ROANOKE TIMES

                         Roanoke Times
                 Copyright (c) 1995, Landmark Communications, Inc.

DATE: THURSDAY, March 28, 1991                   TAG: 9103280425
SECTION: VIRGINIA                    PAGE: B-2   EDITION: METRO 
SOURCE: JOEL TURNER MUNICIPAL WRITER
DATELINE:                                 LENGTH: Medium


CITY ADVISED TO GET EMERGENCY PLAN

Hurricane Hugo should have taught Roanoke emergency services officials something, even though the city largely escaped the storm's fury, Larry Dickerson says.

The message: Be prepared for all kinds of emergency . . . even hurricanes . . . even if you're several hundred miles from the Atlantic Ocean.

Dickerson said he learned that lesson when Hugo slammed into South Carolina coast in 1989 and cut a path of destruction through South and North Carolina more than 250 miles inland.

Dickerson is director of emergency management in Iredell County, N.C., near Charlotte, where the hurricane caused $35 million in damage.

He never had read a hurricane disaster plan before Hugo because he did not suspect his county would have to deal with one.

"We weren't supposed to have hurricanes. We are 250 miles inland. Maybe tornadoes, but not hurricanes," he said Wednesday at a workshop in Roanoke on emergency management.

The storm easily could have hit Roanoke, he said.

If Hugo had come ashore farther north, Roanoke likely would have been in its path. "Only because Hugo made a slightly different turn and blew out were you spared," he told nearly 100 people from the city staff, community agencies, utility companies and businesses involved in emergency services planning.

Dickerson was one of about a dozen emergency services officials from localities in Virginia and other states who are participating in the two-day workshop.

Wanda Reed, Roanoke's coordinator of emergency services, said the training session was designed to improve the city's emergency preparedness.

Dickerson recounted problems in dealing with the storm, which destroyed or heavily damaged 1,000 houses and businesses in Iredell County. Sixty-five percent of the county's residents were without electricity for five days. In some areas, power was not restored for a month.

In planning for a hurricane, he said, emergency services officials need to make sure that evacuation shelters are opened early and enough workers are available in communication centers.
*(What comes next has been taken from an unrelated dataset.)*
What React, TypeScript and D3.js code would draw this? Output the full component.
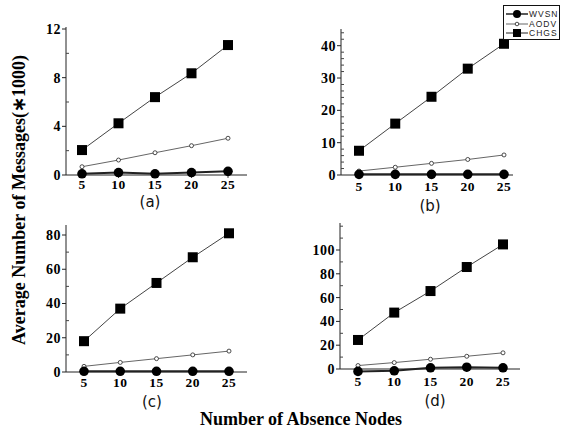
import React from 'react';
import * as d3 from 'd3';

// x categories: number of absence nodes
const nodes = [5, 10, 15, 20, 25];

// panel (a)
const wvsnA = [0.1, 0.2, 0.1, 0.2, 0.3];
const aodvA = [0.68, 1.23, 1.83, 2.41, 3.02];
const chgsA = [2.05, 4.25, 6.4, 8.36, 10.68];
// panel (b)
const wvsnB = [0.2, 0.2, 0.2, 0.2, 0.2];
const aodvB = [1.23, 2.4, 3.6, 4.8, 6.2];
const chgsB = [7.5, 15.9, 24.2, 32.9, 40.6];
// panel (c)
const wvsnC = [0.4, 0.4, 0.4, 0.4, 0.4];
const aodvC = [3.3, 5.6, 7.8, 10, 12.2];
const chgsC = [18, 37, 52, 67, 81];
// panel (d)
const wvsnD = [-2, -1.5, 1, 1.5, 1];
const aodvD = [2.9, 5.4, 8.2, 10.7, 13.6];
const chgsD = [24.4, 47.4, 65.5, 85.7, 104.7];

const ticksA = [0, 4, 8, 12];
const ticksB = [0, 10, 20, 30, 40];
const ticksC = [0, 20, 40, 60, 80];
const ticksD = [0, 20, 40, 60, 80, 100];

const seriesNames = ['WVSN', 'AODV', 'CHGS'];

type Panel = {
  label: string;
  wvsn: number[];
  aodv: number[];
  chgs: number[];
  ticks: number[];
  minor: number;
  refVal: number; // value used to calibrate y scale
  axisX: number;
  x5: number;
  x25: number;
  xEnd: number;
  y0: number;
  yRef: number;
  yTop: number;
  tickBase: number;
  subX: number;
  subBase: number;
};

const panels: Panel[] = [
  { label: '(a)', wvsn: wvsnA, aodv: aodvA, chgs: chgsA, ticks: ticksA, minor: 2, refVal: 12,
    axisX: 66, x5: 82, x25: 228, xEnd: 247, y0: 175, yRef: 29, yTop: 27, tickBase: 189, subX: 150, subBase: 207 },
  { label: '(b)', wvsn: wvsnB, aodv: aodvB, chgs: chgsB, ticks: ticksB, minor: 2, refVal: 40,
    axisX: 341, x5: 359, x25: 504, xEnd: 513, y0: 175, yRef: 45.7, yTop: 29, tickBase: 191, subX: 430, subBase: 211 },
  { label: '(c)', wvsn: wvsnC, aodv: aodvC, chgs: chgsC, ticks: ticksC, minor: 10, refVal: 80,
    axisX: 66, x5: 84, x25: 229, xEnd: 247, y0: 372, yRef: 235, yTop: 225, tickBase: 387, subX: 152, subBase: 407 },
  { label: '(d)', wvsn: wvsnD, aodv: aodvD, chgs: chgsD, ticks: ticksD, minor: 10, refVal: 100,
    axisX: 340, x5: 358, x25: 503, xEnd: 520, y0: 369, yRef: 250, yTop: 223, tickBase: 386, subX: 435, subBase: 406 },
];

const serif = '"Liberation Serif", "Times New Roman", serif';
const sans = '"DejaVu Sans", sans-serif';

function PanelChart({ p }: { p: Panel }) {
  const x = d3.scaleLinear().domain([5, 25]).range([p.x5, p.x25]);
  const y = d3.scaleLinear().domain([0, p.refVal]).range([p.y0, p.yRef]);
  const topVal = y.invert(p.yTop);
  const minorTicks = d3.range(0, topVal + 0.001, p.minor).filter((v) => !p.ticks.includes(v));
  const line = d3
    .line<number>()
    .x((_, i) => x(nodes[i]))
    .y((d) => y(d));

  return (
    <g>
      {/* axes */}
      <line x1={p.axisX} x2={p.axisX} y1={p.y0} y2={p.yTop} stroke="#222" strokeWidth={1} />
      <line x1={p.axisX} x2={p.xEnd} y1={p.y0} y2={p.y0} stroke="#222" strokeWidth={1} />
      {p.ticks.map((t) => (
        <g key={'t' + t}>
          <line x1={p.axisX - 4} x2={p.axisX} y1={y(t)} y2={y(t)} stroke="#222" />
          <text
            x={p.axisX - 5}
            y={y(t)}
            dy="0.35em"
            textAnchor="end"
            fontFamily={serif}
            fontWeight="bold"
            fontSize={14}
            letterSpacing={0.5}
          >
            {t}
          </text>
        </g>
      ))}
      {minorTicks.map((t) => (
        <line key={'m' + t} x1={p.axisX} x2={p.axisX + 3} y1={y(t)} y2={y(t)} stroke="#444" />
      ))}
      {nodes.map((n) => (
        <g key={'x' + n}>
          <line x1={x(n)} x2={x(n)} y1={p.y0} y2={p.y0 + 3} stroke="#444" />
          <text
            x={x(n)}
            y={p.tickBase}
            textAnchor="middle"
            fontFamily={serif}
            fontWeight="bold"
            fontSize={13.5}
            letterSpacing={0.5}
          >
            {n}
          </text>
        </g>
      ))}
      <text x={p.subX} y={p.subBase} textAnchor="middle" fontFamily={sans} fontSize={15} fill="#111">
        {p.label}
      </text>

      {/* CHGS */}
      <path d={line(p.chgs) ?? ''} fill="none" stroke="#444" strokeWidth={1} />
      {p.chgs.map((v, i) => (
        <rect key={'s' + i} x={x(nodes[i]) - 5} y={y(v) - 5} width={10} height={10} fill="#000" />
      ))}
      {/* AODV */}
      <path d={line(p.aodv) ?? ''} fill="none" stroke="#666" strokeWidth={1} />
      {p.aodv.map((v, i) => (
        <circle key={'o' + i} cx={x(nodes[i])} cy={y(v)} r={2} fill="#fff" stroke="#222" strokeWidth={0.8} />
      ))}
      {/* WVSN */}
      <path d={line(p.wvsn) ?? ''} fill="none" stroke="#222" strokeWidth={2} />
      {p.wvsn.map((v, i) => (
        <circle key={'c' + i} cx={x(nodes[i])} cy={y(v)} r={4.8} fill="#000" />
      ))}
    </g>
  );
}

function Legend() {
  const rows = [14, 24, 33];
  return (
    <g>
      <rect x={503.5} y={5.5} width={56} height={34} fill="#fff" stroke="#111" strokeWidth={1} />
      {seriesNames.map((name, i) => (
        <g key={name}>
          <line x1={506} x2={528} y1={rows[i]} y2={rows[i]} stroke={i === 1 ? '#666' : '#222'} strokeWidth={i === 0 ? 1.5 : 1} />
          {i === 0 && <circle cx={517} cy={rows[i]} r={4} fill="#000" />}
          {i === 1 && <circle cx={517} cy={rows[i]} r={1.8} fill="#fff" stroke="#222" strokeWidth={0.8} />}
          {i === 2 && <rect x={513} y={rows[i] - 4} width={8} height={8} fill="#000" />}
          <text x={529} y={rows[i]} dy="0.35em" fontFamily='"Liberation Sans", Arial, sans-serif' fontSize={8.5} letterSpacing={1} fill="#222">
            {name}
          </text>
        </g>
      ))}
    </g>
  );
}

export default function App() {
  return (
    <svg
      width={561}
      height={434}
      style={{ position: 'absolute', left: 0, top: 0, background: '#fff' }}
    >
      {panels.map((p) => (
        <PanelChart key={p.label} p={p} />
      ))}
      <Legend />
      <text
        transform="translate(25,200) rotate(-90)"
        textAnchor="middle"
        fontFamily={serif}
        fontWeight="bold"
        fontSize={18}
      >
        Average Number of Messages(∗1000)
      </text>
      <text x={301} y={425} textAnchor="middle" fontFamily={serif} fontWeight="bold" fontSize={18}>
        Number of Absence Nodes
      </text>
    </svg>
  );
}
They also should make contingency plans for disseminating public information when radio and television stations are knocked off the air and newspapers can't publish because of a lack of electric power, he said.

Roanoke City Manager Robert Herbert told the group that emergency management planning is important because citizens expect local governments to be in control during disasters and emergencies.

"The more prepared we are prior to an emergency, the greater the chance for the community to survive," he said, citing the city's record flood in 1985.

During the flood, the city's emergency services plan operated well, Herbert said, but it needs to be updated and kept current.

Lynchburg Police Chief Joseph Seiffert, another speaker, said a regional approach can be beneficial in dealing with emergencies, particularly for law enforcement agencies. Disasters can tax the police manpower of localities, and mutual aid agreements can enable nearby localities to provide backup support.